The Epson 200 that came with my Nikon D50, which I returned in order to get
another AIO, did have a CD print tray, which I thought was a pretty nice
bonus.
I liked the r200 in the fact that the color rendering was superb, and
looked good on all media types. The canon... well doesn't but in my
experence is less prone to clog. CD printing on the canon seems to
work best if you up the intensity dial on your print driver to dark and
+10 or +15. Aside from this mild annoyance it does a good job, esp
with black text, though the epson I found to be better for white text
on a color background. The r200 is geared to self distruct... as in
it's diper becomes too full and refuses to print after a relativly
short period of time... and not only can't be replaced by the end user
but according to someone in this group part of the printer's case is so
fragile that it has to be destroyed to replace the diaper. The canon
also has a diaper, but does not fill up nearly so quickly as the epson,
the volume of waste in is less, not as little as HP. It can be
repalced, not by your average end user but it is possible without
destroying the printer. There is a work around for the r200 to route
ink elsewhere. The only other benifit to the r200 was that you could
get away with using non-printable discs in the printer so long as you
were willing to wait a week, a month, or however long for the ink to
dry. It's not beautiful but legible. Canon isn't legible at all on
non-printable media... in fact the ink beads up and rolls off the disk.
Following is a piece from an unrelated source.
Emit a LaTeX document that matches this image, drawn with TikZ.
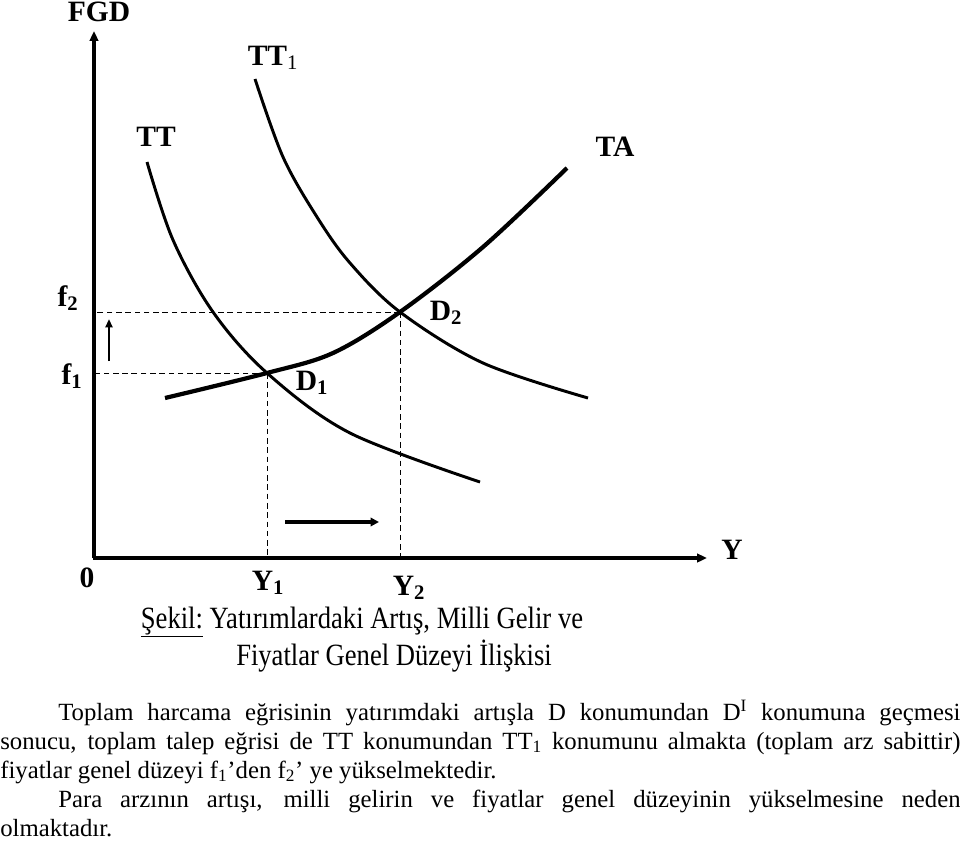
\documentclass[tikz,border=0pt]{standalone}
\usepackage{fontspec}
\setmainfont{Liberation Serif}
\newfontfamily\captfont[FakeStretch=0.86]{Liberation Serif}
\usetikzlibrary{arrows.meta, positioning, calc}

\begin{document}
\begin{tikzpicture}[x=0.025cm, y=-0.025cm,
		lab/.style={font=\fontsize{21}{23}\selectfont\bfseries, inner sep=0pt},
		curve/.style={line width=2.1pt},
		guide/.style={line width=0.7pt, dash pattern=on 4pt off 2.6pt},
		axis/.style={line width=2.6pt, -{Triangle[length=7pt,width=6pt]}}]
			\useasboundingbox (0,0) rectangle (960,842);
			% axes
			\coordinate (o) at (94,558);
			\coordinate (ytop) at (94,31);
			\coordinate (xend) at (707,558);
			\draw [axis] (o) -- (ytop);
			\draw [axis] ($(o)+(-1.5,0)$) -- (xend);
			% equilibria
			\coordinate (D1) at (267,373);
			\coordinate (D2) at (400,312);
			\draw [guide] (D1) -- (D1 -| o);
			\draw [guide] (D2) -- (D2 -| o);
			\draw [guide] (D1) -- (D1 |- o);
			\draw [guide] (D2) -- (D2 |- o);
			% curves
			\draw [curve] plot [smooth, tension=0.55] coordinates
				{(147,162) (173,240) (213,312) (D1) (350,433) (480,482)};
			\draw [curve] plot [smooth, tension=0.55] coordinates
				{(255,79) (283,157) (317,217) (350,263) (D2) (483,363) (588,398)};
			\draw [line width=3pt] plot [smooth, tension=0.55] coordinates
				{(165,398) (D1) (333,353) (D2) (483,247) (567,168)};
			% shift arrows
			\coordinate (ua) at (109,361);
			\coordinate (ub) at (109,319);
			\coordinate (ra) at (285,522);
			\coordinate (rb) at (379,522);
			\draw [line width=1.6pt, -{Triangle[length=6pt,width=5pt]}] (ua) -- (ub);
			\draw [line width=2.4pt, -{Triangle[length=6pt,width=6pt]}] (ra) -- (rb);
			% labels
			\node [lab] (fgd) at (99,12) {FGD};
			\node [lab] (tt1) at (273,58) {TT\textsubscript{\mdseries 1}};
			\node [lab] (tt) at (156,137) {TT};
			\node [lab] (ta) at (615,147) {TA};
			\node [lab] (f2) at (68,298) {f\textsubscript{2}};
			\node [lab] (f1) at (72,376) {f\textsubscript{1}};
			\node [lab] (d2) at (446,313) {D\textsubscript{2}};
			\node [lab] (d1) at (312,383) {D\textsubscript{1}};
			\node [lab] (zero) at (87,578) {0};
			\node [lab] (y1) at (268,583) {Y\textsubscript{1}};
			\node [lab] (y2) at (409,588) {Y\textsubscript{2}};
			\node [lab] (yax) at (732,550) {Y};
			% caption
			\node [font=\captfont\fontsize{22}{24}\selectfont, inner sep=0pt] (cap1) at (362,622)
				{\underline{Şekil:} Yatırımlardaki Artış, Milli Gelir ve};
			\node [font=\captfont\fontsize{22}{24}\selectfont, inner sep=0pt] (cap2) at (394,656)
				{Fiyatlar Genel Düzeyi İlişkisi};
			% text
			\node [anchor=base west, inner sep=0pt] (txt) at (0,720) {\parbox[t]{24cm}{%
				\fontsize{17.6}{20.7}\selectfont\setlength{\parindent}{0pt}\lineskiplimit=-50pt%
				\hspace*{1.45cm}Toplam harcama eğrisinin yatırımdaki artışla D konumundan D\textsuperscript{I} konumuna geçmesi\linebreak
				sonucu, toplam talep eğrisi de TT konumundan TT\textsubscript{1} konumunu almakta (toplam arz sabittir)\linebreak
				fiyatlar genel düzeyi f\textsubscript{1}’den f\textsubscript{2}’ ye yükselmektedir.\par
				\hspace*{1.45cm}Para arzının artışı, milli gelirin ve fiyatlar genel düzeyinin yükselmesine neden\linebreak
				olmaktadır.}};
		\end{tikzpicture}
\end{document}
The Canon CD printing software is nothing at all to write home about,
in fact it's rather horrid. Epsons is only slightly better. But
that's software, and software can be replaced. Surething doesn't
directly support the canon cd printing but there is a template you can
ask for from support. I'm sure there are other options, but I'm not
aware of them.
The tray is costly... parts now had the cheapest price for under
$10ish... about $12/$14 shipped.
But needless to say each printer has it's benifits... at least with
software you can if worse comes to worse get it selsewhere. CD
printing on the other hand you can only get in Epson's stand alone
units and Canon indluing their AIOs.
There are new AIOs from canon, but none with a faxmodem onboard or a
sheet feeder. The new ones offer higher resolution and take new ink.
I know nothing about CD printing on them, only the
ip3000/4000/5000/6000/8500/mp750/760/780.